How can I help him feel secure that we love him and confident that his qualities are valuable? It is challenging for me to not focus on academic and competitive achievements, because that is what I have spent my life valuing. Aidan’s interests and talents lie elsewhere.
He is the best hugger I know and will happily spend unlimited amounts of time just being close. Just being. Not my comfort zone. I want to encourage healthy, loving touch between mother and son. Since I did not have that with my father, nor with my mother, it is difficult to know how best to be close. Am I helping or hindering his appropriate development and eventual independence and separation?
He is not self-conscious. He says what he thinks; he asks what he doesn’t know; and he is loyal to his family and his friends with intensity and without embarrassment. There is no calculus of how is behavior or his words will impact his social standing or his cool factor. He wears his heart on his sleeve. As first grade teacher Mrs. Goldman whispered to me at our parent-teacher conference, “Aidan is a treasure.” Yes, he is.
He plugs away at all that we ask of him, with mixed ability and mixed results. He is diligent, resistant, a procrastinator, a day-dreamer, hard-working, lazy, thoughtful, creative.
He makes me laugh.
He remembers the words to all the tv commercial jingles. (But not the words to all the math theorems.)
My interactions with him frequently take the form of nagging. Did you do your homework? When is your next math exam? Did you read the chapter for ELA yet? Pick up your clothes. Make your bed.
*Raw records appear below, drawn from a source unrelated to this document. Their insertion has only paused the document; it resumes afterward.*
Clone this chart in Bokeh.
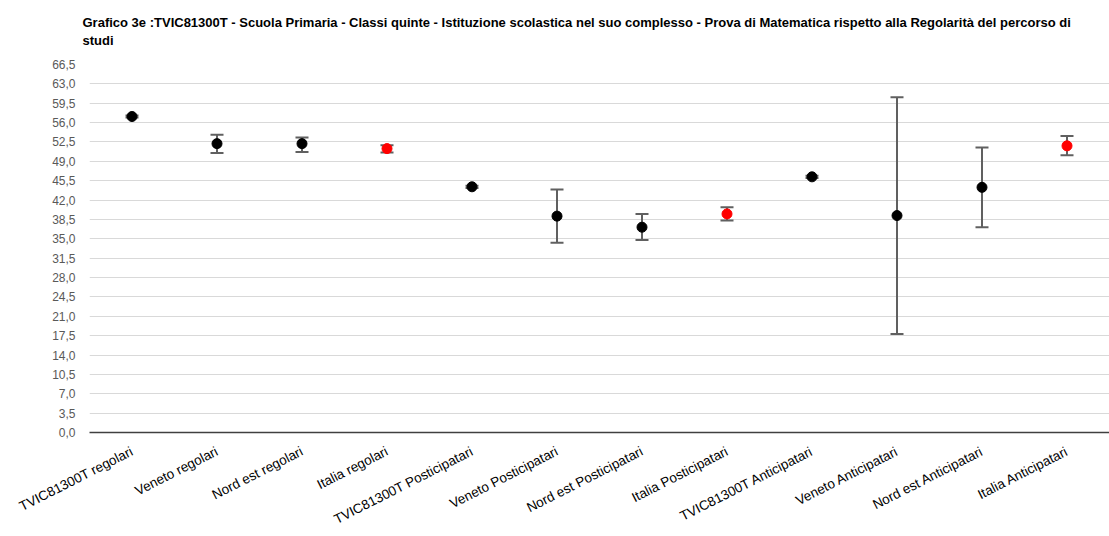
from bokeh.plotting import figure
from bokeh.models import (ColumnDataSource, Whisker, TeeHead, FixedTicker,
                          CustomJSTickFormatter, Range1d)
from bokeh.embed import file_html
from bokeh.resources import INLINE

title_text = ("Grafico 3e :TVIC81300T - Scuola Primaria - Classi quinte - Istituzione scolastica "
              "nel suo complesso - Prova di Matematica rispetto alla Regolarità del percorso di\nstudi")

categories = ["TVIC81300T regolari", "Veneto regolari", "Nord est regolari", "Italia regolari",
              "TVIC81300T Posticipatari", "Veneto Posticipatari", "Nord est Posticipatari",
              "Italia Posticipatari", "TVIC81300T Anticipatari", "Veneto Anticipatari",
              "Nord est Anticipatari", "Italia Anticipatari"]
values = [57.1, 52.2, 52.2, 51.3, 44.4, 39.1, 37.1, 39.5, 46.2, 39.2, 44.3, 51.8]
upper = [57.3, 53.8, 53.3, 51.9, 44.6, 43.9, 39.5, 40.7, 46.4, 60.6, 51.5, 53.6]
lower = [56.9, 50.5, 50.7, 50.6, 44.2, 34.3, 34.8, 38.3, 46.0, 17.8, 37.1, 50.1]
y_ticks = [0.0, 3.5, 7.0, 10.5, 14.0, 17.5, 21.0, 24.5, 28.0, 31.5, 35.0, 38.5, 42.0,
           45.5, 49.0, 52.5, 56.0, 59.5, 63.0, 66.5]

xs = list(range(len(categories)))
colors = ["#ff0000" if c.startswith("Italia") else "#000000" for c in categories]

src = ColumnDataSource(dict(x=xs, y=values, upper=upper, lower=lower, color=colors))

FONT = "Liberation Sans"

p = figure(width=1109, height=536, output_backend="svg", toolbar_location=None,
           x_range=Range1d(-0.5, 11.5), y_range=Range1d(0, 66.5),
           min_border_left=89, min_border_right=0, min_border_top=64, min_border_bottom=102)
p.outline_line_color = None
p.background_fill_color = "white"

p.title.text = title_text
p.title.text_font = FONT
p.title.text_font_size = "13px"
p.title.text_font_style = "bold"
p.title.text_color = "#000000"
p.title.text_line_height = 1.25
p.title.align = "left"
p.title.vertical_align = "top"
p.title.offset = -7
p.title.standoff = 28

p.scatter("x", "y", source=src, size=10, fill_color="color", line_color="color")

w = Whisker(source=src, base="x", upper="upper", lower="lower", dimension="height",
            line_color="#606060", line_width=2,
            upper_head=TeeHead(size=13, line_color="#606060", line_width=2),
            lower_head=TeeHead(size=13, line_color="#606060", line_width=2))
p.add_layout(w)

p.xgrid.grid_line_color = None
p.ygrid.grid_line_color = "#d9d9d9"
p.ygrid.grid_line_width = 1

p.yaxis.ticker = FixedTicker(ticks=y_ticks)
p.yaxis.formatter = CustomJSTickFormatter(code="return tick.toFixed(1).replace('.', ',');")
p.yaxis.axis_line_color = None
p.yaxis.major_tick_line_color = None
p.yaxis.minor_tick_line_color = None
p.yaxis.major_label_text_font = FONT
p.yaxis.major_label_text_font_size = "12px"
p.yaxis.major_label_text_color = "#595959"
p.yaxis.major_label_standoff = 8

p.xaxis.ticker = FixedTicker(ticks=xs)
p.xaxis.major_label_overrides = {i: c for i, c in zip(xs, categories)}
p.xaxis.major_label_orientation = 0.47
p.xaxis.axis_line_color = "#404040"
p.xaxis.axis_line_width = 1.5
p.xaxis.major_tick_line_color = None
p.xaxis.minor_tick_line_color = None
p.xaxis.major_label_text_font = FONT
p.xaxis.major_label_text_font_size = "13.5px"
p.xaxis.major_label_text_color = "#000000"
p.xaxis.major_label_standoff = 12

open("out.html", "w").write(file_html(p, INLINE))
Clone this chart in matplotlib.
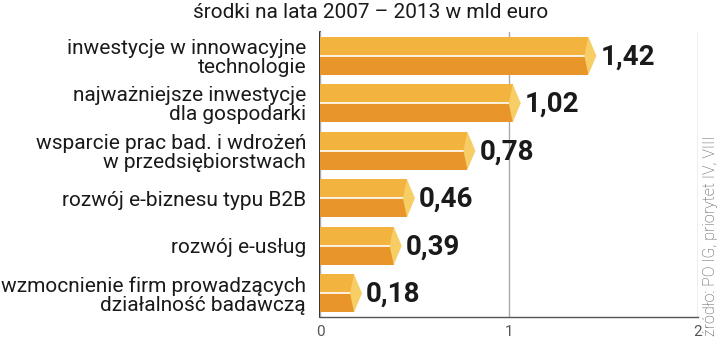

Set the table. Take a shower. The time we spend together revolves around working on homework or driving to tennis clinic. It is wearing us both out. Surely there is more for us to talk about and do together? I am at fault. On the treadmill of life and achievement, I want to make sure he is keeping up. Instead of quizzing him, perhaps I should listen to him, say yes more, and be open to what he has to teach me, to offer me. Lessons on how to love, how to relax and have fun, how to be.
A few weeks ago, Aidan invited me to go to the movies with him. I suppressed my impulse to say “No, I’m too tired on Fridays and just want to go home and relax.” After all, how much longer will a 13-year-old boy want to go to the movies with his mom? We went out to dinner afterwards and shared our thoughts about the movie. And then we did it again the following week. And again the following week. Maybe this will be our thing. It is for now. When I get out of the house I’m not consumed with all the chores I should be doing and all the homework he should be doing. When we get out of the house, we can just be ourselves, having fun together.